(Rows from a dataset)
----------

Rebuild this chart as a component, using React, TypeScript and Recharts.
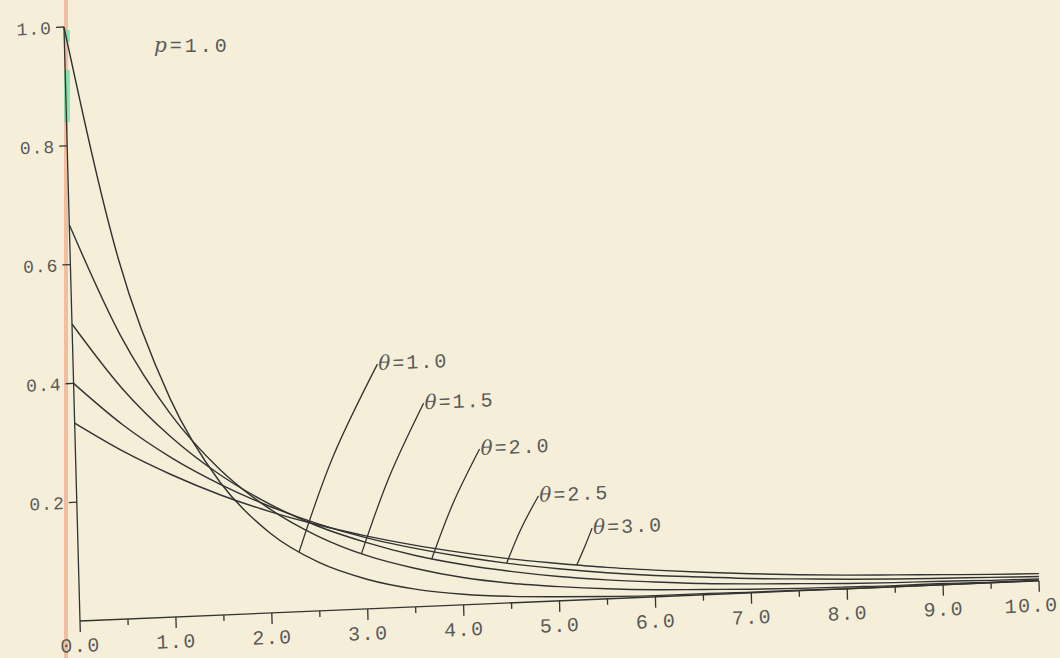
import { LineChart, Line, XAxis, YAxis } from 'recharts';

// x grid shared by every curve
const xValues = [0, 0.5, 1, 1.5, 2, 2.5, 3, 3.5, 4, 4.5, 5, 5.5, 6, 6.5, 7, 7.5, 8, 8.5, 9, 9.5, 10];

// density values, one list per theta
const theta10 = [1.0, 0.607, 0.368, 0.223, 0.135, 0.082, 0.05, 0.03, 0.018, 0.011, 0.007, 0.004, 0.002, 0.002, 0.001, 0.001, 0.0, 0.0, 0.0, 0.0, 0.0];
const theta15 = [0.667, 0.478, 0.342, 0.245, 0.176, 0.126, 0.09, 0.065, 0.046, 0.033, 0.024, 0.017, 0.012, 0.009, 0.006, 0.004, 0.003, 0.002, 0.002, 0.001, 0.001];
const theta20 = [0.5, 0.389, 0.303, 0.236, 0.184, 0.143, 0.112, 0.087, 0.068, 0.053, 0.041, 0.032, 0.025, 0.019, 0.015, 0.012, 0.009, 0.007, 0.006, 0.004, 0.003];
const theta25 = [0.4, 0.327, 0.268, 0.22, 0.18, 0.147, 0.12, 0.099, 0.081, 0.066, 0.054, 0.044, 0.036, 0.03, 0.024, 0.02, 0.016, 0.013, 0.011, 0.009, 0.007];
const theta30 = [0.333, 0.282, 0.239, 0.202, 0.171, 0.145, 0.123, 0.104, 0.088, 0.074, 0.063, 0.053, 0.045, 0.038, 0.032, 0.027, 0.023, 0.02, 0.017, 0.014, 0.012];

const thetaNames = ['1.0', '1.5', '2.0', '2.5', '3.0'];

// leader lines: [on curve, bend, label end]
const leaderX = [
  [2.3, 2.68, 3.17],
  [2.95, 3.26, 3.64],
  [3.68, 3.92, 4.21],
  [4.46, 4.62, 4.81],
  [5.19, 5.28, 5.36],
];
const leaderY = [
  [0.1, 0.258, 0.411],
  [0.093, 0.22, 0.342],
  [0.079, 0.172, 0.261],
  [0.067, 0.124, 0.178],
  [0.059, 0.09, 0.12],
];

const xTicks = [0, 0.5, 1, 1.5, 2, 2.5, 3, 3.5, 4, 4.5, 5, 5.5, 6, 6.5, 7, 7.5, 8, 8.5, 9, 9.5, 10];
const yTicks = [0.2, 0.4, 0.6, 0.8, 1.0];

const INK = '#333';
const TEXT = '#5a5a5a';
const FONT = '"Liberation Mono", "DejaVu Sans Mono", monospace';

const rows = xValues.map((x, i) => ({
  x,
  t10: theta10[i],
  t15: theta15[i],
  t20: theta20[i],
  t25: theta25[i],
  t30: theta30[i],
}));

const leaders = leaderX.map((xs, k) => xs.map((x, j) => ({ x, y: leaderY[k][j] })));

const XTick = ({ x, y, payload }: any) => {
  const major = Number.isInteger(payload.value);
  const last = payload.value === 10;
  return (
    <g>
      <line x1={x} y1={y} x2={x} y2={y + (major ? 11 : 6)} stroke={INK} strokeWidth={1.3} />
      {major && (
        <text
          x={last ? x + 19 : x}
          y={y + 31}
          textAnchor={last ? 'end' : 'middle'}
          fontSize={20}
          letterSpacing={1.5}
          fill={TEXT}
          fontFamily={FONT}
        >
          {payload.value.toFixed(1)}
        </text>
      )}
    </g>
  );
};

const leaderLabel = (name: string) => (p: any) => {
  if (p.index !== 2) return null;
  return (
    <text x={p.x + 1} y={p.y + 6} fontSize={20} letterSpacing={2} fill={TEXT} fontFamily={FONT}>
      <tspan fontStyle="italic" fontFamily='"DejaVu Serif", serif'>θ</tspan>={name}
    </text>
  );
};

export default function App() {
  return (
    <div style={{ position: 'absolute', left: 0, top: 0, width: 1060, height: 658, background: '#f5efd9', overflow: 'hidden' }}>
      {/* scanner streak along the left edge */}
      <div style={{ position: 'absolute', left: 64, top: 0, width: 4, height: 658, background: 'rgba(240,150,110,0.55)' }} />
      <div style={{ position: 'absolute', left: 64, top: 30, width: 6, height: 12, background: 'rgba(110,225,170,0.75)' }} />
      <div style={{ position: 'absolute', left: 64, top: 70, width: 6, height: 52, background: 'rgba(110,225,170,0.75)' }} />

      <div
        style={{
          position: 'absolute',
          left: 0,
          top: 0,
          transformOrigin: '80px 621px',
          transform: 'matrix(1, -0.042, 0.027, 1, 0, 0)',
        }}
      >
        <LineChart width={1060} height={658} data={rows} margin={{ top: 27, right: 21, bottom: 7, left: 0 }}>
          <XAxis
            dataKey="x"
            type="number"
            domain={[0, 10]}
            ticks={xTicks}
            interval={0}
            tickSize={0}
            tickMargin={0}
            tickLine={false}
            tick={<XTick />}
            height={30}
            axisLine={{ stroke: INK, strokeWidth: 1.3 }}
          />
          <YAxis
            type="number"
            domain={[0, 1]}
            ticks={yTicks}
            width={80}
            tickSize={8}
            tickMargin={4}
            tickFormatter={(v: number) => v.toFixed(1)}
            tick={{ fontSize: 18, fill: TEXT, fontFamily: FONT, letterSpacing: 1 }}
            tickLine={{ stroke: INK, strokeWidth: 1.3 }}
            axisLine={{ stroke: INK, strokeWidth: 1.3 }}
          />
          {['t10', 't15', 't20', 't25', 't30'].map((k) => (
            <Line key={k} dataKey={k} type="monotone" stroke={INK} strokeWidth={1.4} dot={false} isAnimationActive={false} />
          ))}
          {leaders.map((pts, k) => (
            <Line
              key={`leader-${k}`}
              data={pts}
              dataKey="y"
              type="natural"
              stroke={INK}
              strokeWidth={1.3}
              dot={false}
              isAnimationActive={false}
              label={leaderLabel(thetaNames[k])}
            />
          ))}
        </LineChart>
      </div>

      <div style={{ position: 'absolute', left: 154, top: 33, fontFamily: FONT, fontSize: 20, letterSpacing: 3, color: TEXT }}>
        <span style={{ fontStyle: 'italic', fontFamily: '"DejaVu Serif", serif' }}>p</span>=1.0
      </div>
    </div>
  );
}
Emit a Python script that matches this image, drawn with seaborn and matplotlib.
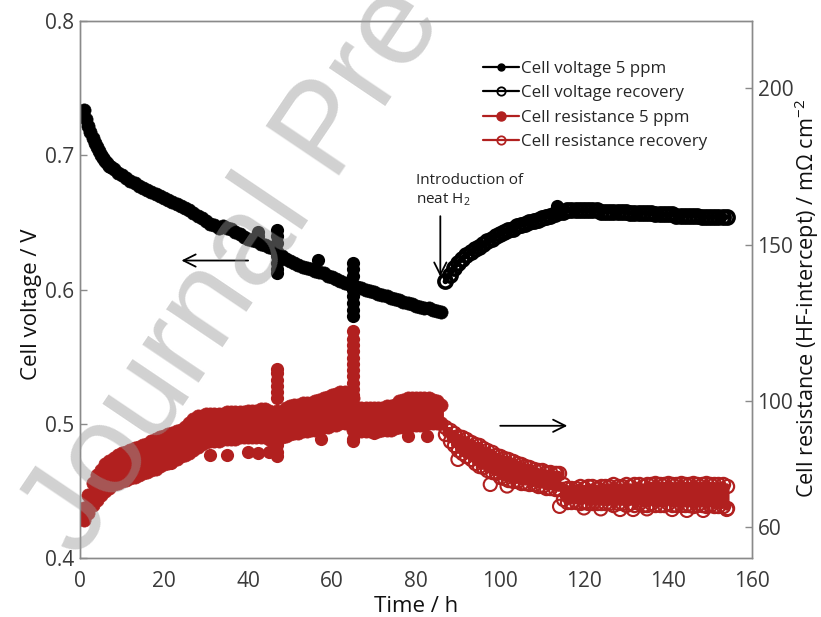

----------

Strip out the pictures and quote the remaining data word for word.

→ **Output**:
Rebuild this chart as a component, using React, TypeScript and Recharts.
import { LineChart, Line, XAxis, YAxis } from 'recharts';

// x grid shared by every curve
const xValues = [0, 0.5, 1, 1.5, 2, 2.5, 3, 3.5, 4, 4.5, 5, 5.5, 6, 6.5, 7, 7.5, 8, 8.5, 9, 9.5, 10];

// density values, one list per theta
const theta10 = [1.0, 0.607, 0.368, 0.223, 0.135, 0.082, 0.05, 0.03, 0.018, 0.011, 0.007, 0.004, 0.002, 0.002, 0.001, 0.001, 0.0, 0.0, 0.0, 0.0, 0.0];
const theta15 = [0.667, 0.478, 0.342, 0.245, 0.176, 0.126, 0.09, 0.065, 0.046, 0.033, 0.024, 0.017, 0.012, 0.009, 0.006, 0.004, 0.003, 0.002, 0.002, 0.001, 0.001];
const theta20 = [0.5, 0.389, 0.303, 0.236, 0.184, 0.143, 0.112, 0.087, 0.068, 0.053, 0.041, 0.032, 0.025, 0.019, 0.015, 0.012, 0.009, 0.007, 0.006, 0.004, 0.003];
const theta25 = [0.4, 0.327, 0.268, 0.22, 0.18, 0.147, 0.12, 0.099, 0.081, 0.066, 0.054, 0.044, 0.036, 0.03, 0.024, 0.02, 0.016, 0.013, 0.011, 0.009, 0.007];
const theta30 = [0.333, 0.282, 0.239, 0.202, 0.171, 0.145, 0.123, 0.104, 0.088, 0.074, 0.063, 0.053, 0.045, 0.038, 0.032, 0.027, 0.023, 0.02, 0.017, 0.014, 0.012];

const thetaNames = ['1.0', '1.5', '2.0', '2.5', '3.0'];

// leader lines: [on curve, bend, label end]
const leaderX = [
  [2.3, 2.68, 3.17],
  [2.95, 3.26, 3.64],
  [3.68, 3.92, 4.21],
  [4.46, 4.62, 4.81],
  [5.19, 5.28, 5.36],
];
const leaderY = [
  [0.1, 0.258, 0.411],
  [0.093, 0.22, 0.342],
  [0.079, 0.172, 0.261],
  [0.067, 0.124, 0.178],
  [0.059, 0.09, 0.12],
];

const xTicks = [0, 0.5, 1, 1.5, 2, 2.5, 3, 3.5, 4, 4.5, 5, 5.5, 6, 6.5, 7, 7.5, 8, 8.5, 9, 9.5, 10];
const yTicks = [0.2, 0.4, 0.6, 0.8, 1.0];

const INK = '#333';
const TEXT = '#5a5a5a';
const FONT = '"Liberation Mono", "DejaVu Sans Mono", monospace';

const rows = xValues.map((x, i) => ({
  x,
  t10: theta10[i],
  t15: theta15[i],
  t20: theta20[i],
  t25: theta25[i],
  t30: theta30[i],
}));

const leaders = leaderX.map((xs, k) => xs.map((x, j) => ({ x, y: leaderY[k][j] })));

const XTick = ({ x, y, payload }: any) => {
  const major = Number.isInteger(payload.value);
  const last = payload.value === 10;
  return (
    <g>
      <line x1={x} y1={y} x2={x} y2={y + (major ? 11 : 6)} stroke={INK} strokeWidth={1.3} />
      {major && (
        <text
          x={last ? x + 19 : x}
          y={y + 31}
          textAnchor={last ? 'end' : 'middle'}
          fontSize={20}
          letterSpacing={1.5}
          fill={TEXT}
          fontFamily={FONT}
        >
          {payload.value.toFixed(1)}
        </text>
      )}
    </g>
  );
};

const leaderLabel = (name: string) => (p: any) => {
  if (p.index !== 2) return null;
  return (
    <text x={p.x + 1} y={p.y + 6} fontSize={20} letterSpacing={2} fill={TEXT} fontFamily={FONT}>
      <tspan fontStyle="italic" fontFamily='"DejaVu Serif", serif'>θ</tspan>={name}
    </text>
  );
};

export default function App() {
  return (
    <div style={{ position: 'absolute', left: 0, top: 0, width: 1060, height: 658, background: '#f5efd9', overflow: 'hidden' }}>
      {/* scanner streak along the left edge */}
      <div style={{ position: 'absolute', left: 64, top: 0, width: 4, height: 658, background: 'rgba(240,150,110,0.55)' }} />
      <div style={{ position: 'absolute', left: 64, top: 30, width: 6, height: 12, background: 'rgba(110,225,170,0.75)' }} />
      <div style={{ position: 'absolute', left: 64, top: 70, width: 6, height: 52, background: 'rgba(110,225,170,0.75)' }} />

      <div
        style={{
          position: 'absolute',
          left: 0,
          top: 0,
          transformOrigin: '80px 621px',
          transform: 'matrix(1, -0.042, 0.027, 1, 0, 0)',
        }}
      >
        <LineChart width={1060} height={658} data={rows} margin={{ top: 27, right: 21, bottom: 7, left: 0 }}>
          <XAxis
            dataKey="x"
            type="number"
            domain={[0, 10]}
            ticks={xTicks}
            interval={0}
            tickSize={0}
            tickMargin={0}
            tickLine={false}
            tick={<XTick />}
            height={30}
            axisLine={{ stroke: INK, strokeWidth: 1.3 }}
          />
          <YAxis
            type="number"
            domain={[0, 1]}
            ticks={yTicks}
            width={80}
            tickSize={8}
            tickMargin={4}
            tickFormatter={(v: number) => v.toFixed(1)}
            tick={{ fontSize: 18, fill: TEXT, fontFamily: FONT, letterSpacing: 1 }}
            tickLine={{ stroke: INK, strokeWidth: 1.3 }}
            axisLine={{ stroke: INK, strokeWidth: 1.3 }}
          />
          {['t10', 't15', 't20', 't25', 't30'].map((k) => (
            <Line key={k} dataKey={k} type="monotone" stroke={INK} strokeWidth={1.4} dot={false} isAnimationActive={false} />
          ))}
          {leaders.map((pts, k) => (
            <Line
              key={`leader-${k}`}
              data={pts}
              dataKey="y"
              type="natural"
              stroke={INK}
              strokeWidth={1.3}
              dot={false}
              isAnimationActive={false}
              label={leaderLabel(thetaNames[k])}
            />
          ))}
        </LineChart>
      </div>

      <div style={{ position: 'absolute', left: 154, top: 33, fontFamily: FONT, fontSize: 20, letterSpacing: 3, color: TEXT }}>
        <span style={{ fontStyle: 'italic', fontFamily: '"DejaVu Serif", serif' }}>p</span>=1.0
      </div>
    </div>
  );
}
Emit a Python script that matches this image, drawn with seaborn and matplotlib.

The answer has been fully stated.